OK, so I’m going to tell you about a brilliant new diet to ensure you lose all that Christmas flab.
It throws 5:2, Keto, raw food, Mediterranean and intermittent fasting out of the window. If you’re disillusioned with all those malware-laden pop up adverts on illegal streaming sites that you secretly clicked on promising flat belly magic trick, let me right that for you.
After some hardcore, scientific studies on how people gain weight, which foods trigger fat gain and how we’re rotting our metabolism, my dad had an epiphany and realised that all these diets were ignoring the obvious.
All those Instagram/YouTube stars chronicling the secrets to peachy bums, thigh gaps, hotdog legs and concave stomachs have been holding back their industry secrets. It’s not food groups that need to be cut out, but letters. All the foods (and often drinks) that stand in the way of a lean, rippling bikini bod have something in common: biscuits, cookies, bread, chocolate, cake, bagels, beer, cocktails, champagne, and brownies. Yes. That’s right – you’ve wasted money and/or time logging on to My Fitness Pal, consulting dieticians, and calorie counting when I have just given you the secret to fat loss. Cut out the Bs and Cs and you are on your way to fitfluencer stardom.
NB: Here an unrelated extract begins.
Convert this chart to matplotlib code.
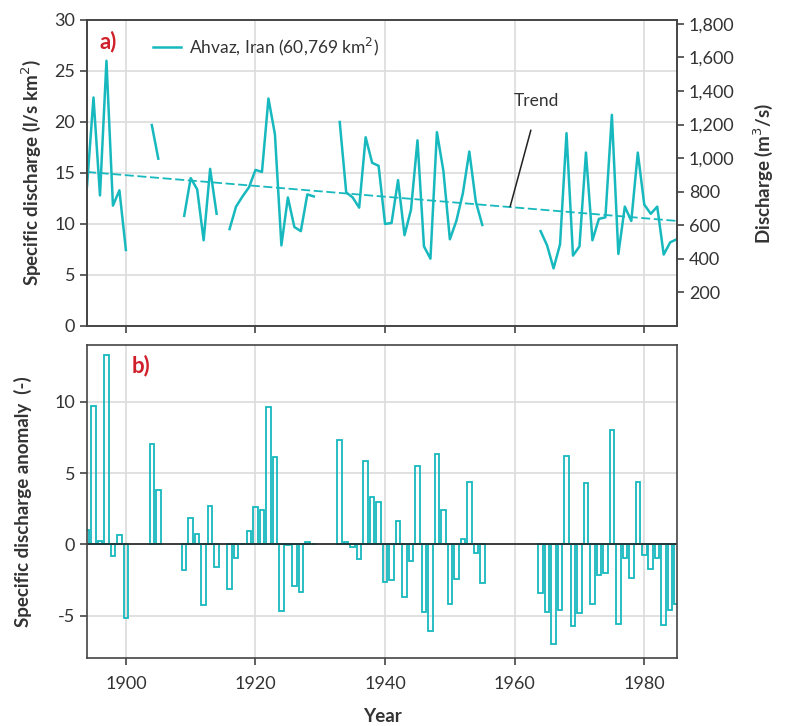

Pregnancy is the benchmark by which weight gain is measured in my household, and my dad came back from India in his second trimester.
Turns out feasting on gulab jamun, breakfast, lunch and dinner dosas, curry upon curry, daily afternoon tea and even straight up jaggery does that to you. This drastic increase from two to five months’ gestation in the space of two weeks, plus a stomach of steel allowing evasion of the revolting bug that had churned up the rest of my family’s insides, meant that a new diet and regime was mandatory. And when my dad commits to something, he is an all-or-nothing person. And let me tell you, cutting out B and C foods is far easier than you might think. In fact, it’s practically seamless. Don’t worry about cheat meals or relapses because this is a diet that works perfectly with whatever lifestyle you were already leading.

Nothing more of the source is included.